While living in upstate New York, Council made ends meet working as a freelance graphic designer and writer. He was married in 2001 to a woman he met in New York. Council said life was going relatively well until his wife came down with a mysterious and still-undiagnosed medical condition.

“She couldn’t walk for a period of time, she couldn’t talk for like two weeks,” Council said. “It was a nightmare, especially the not knowing.”

Council said, at the suggestion of a doctor, he and his wife decided to move to a more temperate climate in 2005. They thought exchanging frigid, snowy winters in upstate New York for the mild conditions of Santa Fe, New Mexico, would help the mystery ailment.

But that meant Council would have to start from square one if he wanted to continue with his freelance graphic design and writing work. He couldn’t take his clientele with him, and the rebuild in New Mexico proved impossible.

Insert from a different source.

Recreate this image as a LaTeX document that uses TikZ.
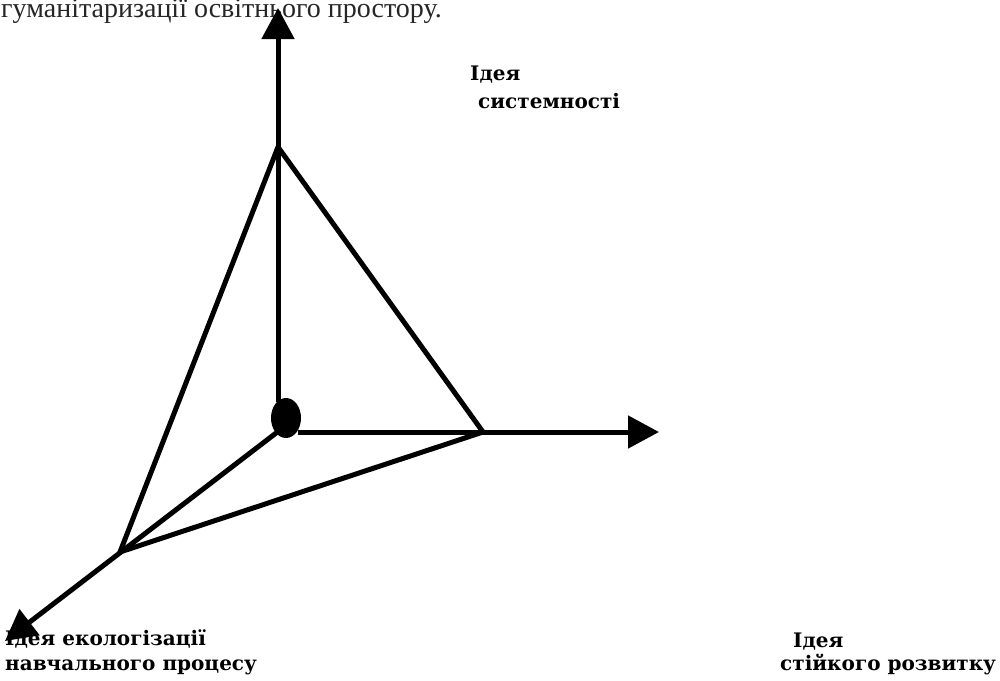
\documentclass[tikz,border=0pt]{standalone}
\usepackage{fontspec}
\setmainfont{Liberation Serif}
\newfontfamily\lblfont{DejaVu Serif}
\usetikzlibrary{arrows.meta}
\begin{document}
\begin{tikzpicture}[x=1pt,y=-1pt,
  axisline/.style={line width=5pt,-{Triangle[length=31pt,width=32pt]}},
  edge/.style={line width=5pt,line cap=round},
  lbl/.style={font=\lblfont\bfseries\fontsize{20}{24}\selectfont,inner sep=0pt,anchor=base west},
  toptext/.style={font=\fontsize{28}{32}\selectfont,text=black!85,inner sep=0pt,anchor=base west}]
\useasboundingbox (0,0) rectangle (1000,680);
% texts
\node[toptext] (t0) at (1,17) {гуманітаризації освітнього простору.};
\node[lbl] (s1) at (470,80) {Ідея};
\node[lbl] (s2) at (478,108) {системності};
\node[lbl] (e1) at (5,645) {Ідея екологізації};
\node[lbl] (e2) at (5,670) {навчального процесу};
\node[lbl] (r1) at (793,647) {Ідея};
\node[lbl] (r2) at (780,670) {стійкого розвитку};
% points
\coordinate (O) at (286,418);
\coordinate (Otop) at (278,402);
\coordinate (Oright) at (298,432);
\coordinate (Odiag) at (280,430);
\coordinate (A) at (278,147);
\coordinate (R) at (483,432);
\coordinate (L) at (120,552);
\coordinate (Ttop) at (278,8);
\coordinate (Tright) at (659,432);
\coordinate (Tdiag) at (5,641);
% axes
\draw[axisline] (Otop) -- (Ttop);
\draw[axisline] (Oright) -- (Tright);
\draw[axisline] (Odiag) -- (Tdiag);
% triangle
\draw[edge] (A) -- (R) -- (L) -- cycle;
% centre dot
\fill (O) ellipse (15 and 20);
\end{tikzpicture}
\end{document}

He found employment, though, working at places like Blockbuster and RadioShack, but his wife was unable to do much. Meanwhile, the medical expenses piled up without any resolution to the sickness.

“We went from two incomes to one and our families, our support groups, were back in New York, 2,000 miles away,” Council said. “In hindsight, it probably wasn’t the best decision.”

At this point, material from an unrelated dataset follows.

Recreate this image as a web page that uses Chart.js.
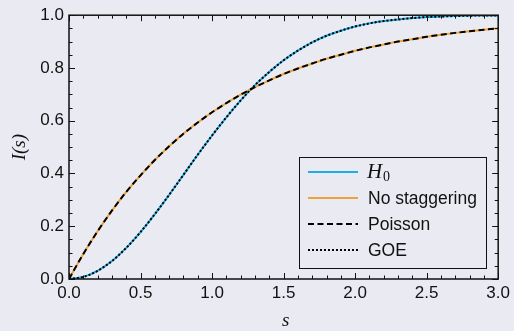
<!DOCTYPE html>
<html>
<head>
<meta charset="utf-8">
<script src="https://cdn.jsdelivr.net/npm/chart.js@4.4.0/dist/chart.umd.min.js"></script>
<style>
  html, body { margin: 0; padding: 0; background: #eaeaf2; }
  #wrap { width: 514px; height: 331px; }
</style>
</head>
<body>
<div id="wrap"><canvas id="chart" width="514" height="331"></canvas></div>
<script>
(function () {
  'use strict';

  // spacing s, every 0.1
  var sValues = [0, 0.1, 0.2, 0.3, 0.4, 0.5, 0.6, 0.7, 0.8, 0.9, 1.0,
    1.1, 1.2, 1.3, 1.4, 1.5, 1.6, 1.7, 1.8, 1.9, 2.0,
    2.1, 2.2, 2.3, 2.4, 2.5, 2.6, 2.7, 2.8, 2.9, 3.0];

  var h0Values = [0, 0.008, 0.031, 0.068, 0.118, 0.178, 0.246, 0.319, 0.395, 0.471, 0.544,
    0.613, 0.677, 0.735, 0.785, 0.829, 0.866, 0.897, 0.922, 0.941, 0.957,
    0.969, 0.978, 0.984, 0.989, 0.993, 0.995, 0.997, 0.998, 0.999, 0.999];

  var noStaggeringValues = [0, 0.095, 0.181, 0.259, 0.330, 0.393, 0.451, 0.503, 0.551, 0.593, 0.632,
    0.667, 0.699, 0.727, 0.753, 0.777, 0.798, 0.817, 0.835, 0.850, 0.865,
    0.878, 0.889, 0.900, 0.909, 0.918, 0.926, 0.933, 0.939, 0.945, 0.950];

  var poissonValues = [0, 0.095, 0.181, 0.259, 0.330, 0.393, 0.451, 0.503, 0.551, 0.593, 0.632,
    0.667, 0.699, 0.727, 0.753, 0.777, 0.798, 0.817, 0.835, 0.850, 0.865,
    0.878, 0.889, 0.900, 0.909, 0.918, 0.926, 0.933, 0.939, 0.945, 0.950];

  var goeValues = [0, 0.008, 0.031, 0.068, 0.118, 0.178, 0.246, 0.319, 0.395, 0.471, 0.544,
    0.613, 0.677, 0.735, 0.785, 0.829, 0.866, 0.897, 0.922, 0.941, 0.957,
    0.969, 0.978, 0.984, 0.989, 0.993, 0.995, 0.997, 0.998, 0.999, 0.999];

  var BG = '#eaeaf2';
  var INK = '#111111';
  var FONT = '"Liberation Sans", Arial, sans-serif';

  function points(ys) {
    return sValues.map(function (s, i) { return { x: s, y: ys[i] }; });
  }

  // lower order is drawn on top
  function series(label, ys, color, dash, width, order) {
    return {
      label: label,
      data: points(ys),
      borderColor: color,
      backgroundColor: color,
      borderWidth: width,
      borderDash: dash,
      order: order,
      pointRadius: 0,
      cubicInterpolationMode: 'monotone',
      fill: false
    };
  }

  function drawTicks(ctx, scale, values, len, area, horizontal) {
    values.forEach(function (v) {
      var p = Math.round(scale.getPixelForValue(v)) + 0.5;
      ctx.beginPath();
      if (horizontal) {
        ctx.moveTo(p, area.bottom); ctx.lineTo(p, area.bottom - len);
        ctx.moveTo(p, area.top); ctx.lineTo(p, area.top + len);
      } else {
        ctx.moveTo(area.left, p); ctx.lineTo(area.left + len, p);
        ctx.moveTo(area.right, p); ctx.lineTo(area.right - len, p);
      }
      ctx.stroke();
    });
  }

  var decorations = {
    id: 'decorations',
    beforeDraw: function (chart) {
      var ctx = chart.ctx;
      ctx.save();
      ctx.fillStyle = BG;
      ctx.fillRect(0, 0, chart.width, chart.height);
      ctx.restore();
    },
    afterDatasetsDraw: function (chart) {
      var ctx = chart.ctx;
      var a = chart.chartArea;
      var xs = chart.scales.x;
      var ys = chart.scales.y;
      var i;
      ctx.save();
      ctx.strokeStyle = INK;
      ctx.lineWidth = 1;

      var xMajor = [], xMinor = [], yMajor = [], yMinor = [];
      for (i = 0; i <= 30; i++) { (i % 5 === 0 ? xMajor : xMinor).push(i / 10); }
      for (i = 0; i <= 20; i++) { (i % 4 === 0 ? yMajor : yMinor).push(i / 20); }
      drawTicks(ctx, xs, xMajor, 6, a, true);
      drawTicks(ctx, xs, xMinor, 3.5, a, true);
      drawTicks(ctx, ys, yMajor, 6, a, false);
      drawTicks(ctx, ys, yMinor, 3.5, a, false);

      ctx.lineWidth = 1.5;
      ctx.strokeRect(a.left, a.top, a.right - a.left, a.bottom - a.top);

      // legend
      var box = { left: 299.5, top: 157.5, right: 486.5, bottom: 268.5 };
      ctx.fillStyle = BG;
      ctx.fillRect(box.left, box.top, box.right - box.left, box.bottom - box.top);
      ctx.lineWidth = 1;
      ctx.strokeStyle = INK;
      ctx.strokeRect(box.left, box.top, box.right - box.left, box.bottom - box.top);
      var rowY = [172, 198, 224, 250];
      chart.data.datasets.forEach(function (ds, k) {
        var y = rowY[k];
        ctx.beginPath();
        ctx.strokeStyle = ds.borderColor;
        ctx.lineWidth = ds.borderWidth;
        ctx.setLineDash(ds.borderDash || []);
        ctx.moveTo(308, y);
        ctx.lineTo(358, y);
        ctx.stroke();
        ctx.setLineDash([]);
        ctx.fillStyle = INK;
        ctx.textBaseline = 'middle';
        ctx.textAlign = 'left';
        if (k === 0) {
          ctx.font = 'italic 21px "Liberation Serif", serif';
          ctx.fillText('H', 367, y);
          ctx.font = '14px "Liberation Serif", serif';
          ctx.fillText('0', 383, y + 5);
        } else {
          ctx.font = '17.5px ' + FONT;
          ctx.fillText(ds.label, 368, y + 1);
        }
      });

      // axis titles
      ctx.fillStyle = INK;
      ctx.textAlign = 'center';
      ctx.textBaseline = 'middle';
      ctx.font = 'italic 19px "Liberation Serif", serif';
      ctx.fillText('s', (a.left + a.right) / 2 + 2, 321);
      ctx.translate(20, (a.top + a.bottom) / 2);
      ctx.rotate(-Math.PI / 2);
      ctx.fillText('I(s)', 0, 0);
      ctx.restore();
    }
  };

  var canvas = document.getElementById('chart');
  new Chart(canvas, {
    type: 'line',
    data: {
      datasets: [
        series('H0', h0Values, '#1eaee6', [], 2, 4),
        series('No staggering', noStaggeringValues, '#eea23a', [], 2, 3),
        series('Poisson', poissonValues, '#000000', [6, 3.5], 2, 2),
        series('GOE', goeValues, '#000000', [2, 2], 2, 1)
      ]
    },
    options: {
      responsive: false,
      animation: false,
      devicePixelRatio: 1,
      layout: { padding: { left: 0, right: 15, top: 13, bottom: 0 } },
      plugins: { legend: { display: false }, tooltip: { enabled: false } },
      scales: {
        x: {
          type: 'linear',
          min: 0,
          max: 3,
          grid: { display: false, drawTicks: false },
          border: { display: false },
          afterFit: function (scale) { scale.height = 52; },
          ticks: {
            stepSize: 0.5,
            padding: 4,
            color: INK,
            font: { family: FONT, size: 17 },
            maxRotation: 0,
            callback: function (v) { return Number(v).toFixed(1); }
          }
        },
        y: {
          type: 'linear',
          min: 0,
          max: 1,
          grid: { display: false, drawTicks: false },
          border: { display: false },
          afterFit: function (scale) { scale.width = 69; },
          ticks: {
            stepSize: 0.2,
            padding: 5,
            color: INK,
            font: { family: FONT, size: 17 },
            callback: function (v) { return Number(v).toFixed(1); }
          }
        }
      }
    },
    plugins: [decorations]
  });
})();
</script>
</body>
</html>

For a time in New Mexico, the couple lived out of their car. They moved back to New York in 2010, but separated soon after. Council said they’re still legally married, but he hasn’t seen his wife since 2011.

The separation left him devastated. Council lived in Brooklyn, but was never able to regain the life he had before the move. He remained homeless and bounced around shelters throughout the city.

In 2013, he moved to Utah to live with a person he’d been collaborating with on an online comic. He stayed with the man for a while and found part-time work at a call center in West Valley, but eventually found himself again without a home.

It was shortly after he came to Utah that he heard about the Ogden Homeless Veterans Fellowship — the place Council said finally changed his life.

Nearly two years ago, Council entered an 18-month transitional housing program at the fellowship that provides free housing for veterans while they work with in-house counselors and case workers to identify the underlying causes of their homelessness.

OHVF Director Jeff Kane said counselors help veterans set goals and learn life skills and coping strategies while working with them to develop a plan to transition into permanent housing. 

“The whole goal is to get them on their feet,” Kane said. “But we want them to, essentially, be the ones to do it. We help, we facilitate, but for success to happen, they really have to do it themselves.”

In exchange for the housing and counseling services, veterans at OHVF must stay clean and sober and do chores around the fellowship’s 50-bed facility on 23rd Street, between Jefferson and Adams avenues. 

“You do dishes, laundry, you make your own meals,” Council said. “You learn how to live a normal life again.”

Returning to that normal life has required Council to acknowledge what he calls the real genesis of his homelessness: being sexually abused as a child.

He said counselors at the fellowship made him realize he had to deal with the abuse, not run from it. 

“It really affected my relationships and how I interacted with people,” Council said. “It took me a long time to deal with it, but I think I’m finally doing it.” 

Council said he’s also realized much of his wife’s mystery illness can likely be attributed to post-traumatic stress.

“I don’t want to speak for her, but she had a really challenging childhood, too,” he said. “It just makes sense. Life is hard sometimes. It doesn’t matter if you’re a veteran, a doctor, a lawyer. It doesn’t matter how well you plan — things can happen.”

Council is currently working through an extended-stay program at the fellowship, but said he plans to leave Ogden soon, hoping to settle in either Kansas or back home in New York. He said after years of bouncing among shelters, making cross-country moves in search of a better life and spending too much time living out of his car, he finally feels like stability is on the horizon.

“Being homeless, it’s like a really awful, long camping trip,” Council said. “And I never thought camping was any fun anyway. I’m ready to take my experiences and learn from them. Move on to a better life.”